Drink
Touch of class
by Keith Stewart
One of the surest ways to evaluate a wine producer is by tasting their worst wine to see how they feel about their customers. Real fine-wine makers care for all their customers enough to sell them good wine at whatever level, while the rest show their disrespect by flicking on any old rubbish that will turn them a profit.
A perfect example of this in New Zealand are Babich, who have always valued their customers, whether they prefer drinking flagon port or top-class chardonnay. Across the Tasman, Jacob’s Creek fits the same profile, with every bottle a bargain at its price, whether reserve or the mass-market standard that should make a good many winemakers, be they small or enormous, blush with embarrassment.

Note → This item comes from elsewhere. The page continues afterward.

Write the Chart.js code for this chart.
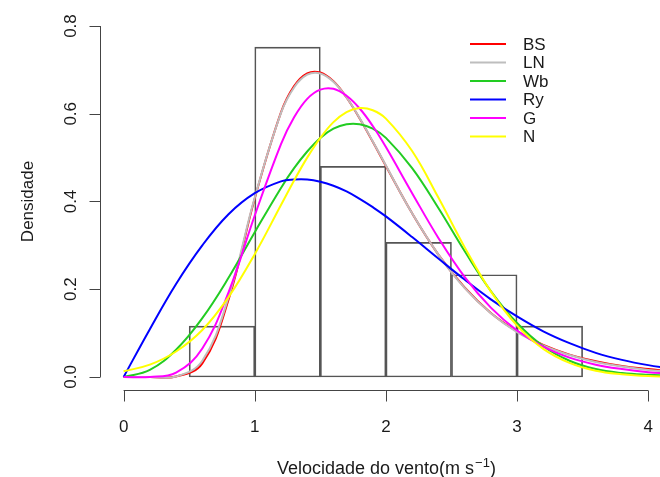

Companies such as Cloudy Bay, Te Mata Estate and Petaluma also manage high quality across their range, but, as they hardly ever get down to the daily drinker level of the supermarket floor, their common touch is not widely appreciated. So it was with some surprise that a tasting of the wines of the prestige Burgundian house Joseph Drouhin revealed not only a selection of very high-class burgundies, red and white, but also a couple of bottom-of-the-class gold standard wines.
Under the brand name Laforet, these two artisan wines, a bourgogne rouge and bourgogne blanc, are of such class and sophistication as to give many boutique winemakers a fright – at less than $20 a bottle. Here are wines that epitomise Burgundy, and all the reasons it is the template for so much that is going on in New World countries such as New Zealand.
Not fruit-jube wines that taste like a sample of their variety, but real wines that express a winemaking culture whose primary characteristics are a suave nature, complexity and softness moderated by fine acidity. And for a price equivalent to local jungle juice, which makes them doubly inviting.
Why these wines are not available on every wine list in the country is beyond me. In fact, every supermarket serious about its biggest item, which is now wine, should be leading with these, just to show their respect for wine customers. Unfortunately, in supermarkets, as in wine companies that are obliged to deal with them, the philosophy is “stack ’em high, sell ’em cheap”.
As New Zealand’s second pinot noir conference looms (in Wellington next January), this should be a wake-up call for wine producers who have vineyards full of pinot noir and believe they can get away with scrawny plonk at $16.95 a bottle simply because Ata Rangi Pinot Noir is fetching $50. On the basis of Drouhin’s line-up, the Ata Rangi is cheap at $50, but there is an awful lot of under $20 local pinot noir that is, well, awful.
TRY THIS: JOSEPH DROUHIN 2001 LAFORET BOURGOGNE ROUGE
Damn, this is good. Not fanatically fruity or laced with cherry juice, but with enough fruit flavour to give its vinous nature a fresh manner along with complex, mellow tones in both bouquet and taste. Heavens, it actually has a bouquet rather than an aroma. This is smart wine, harmonious, suave and the hottest value around if you are attracted to what it is that makes pinot noir great.
PRICE: $19.95
AVAILABLE: Wine Direct (www.winedirect.co.nz).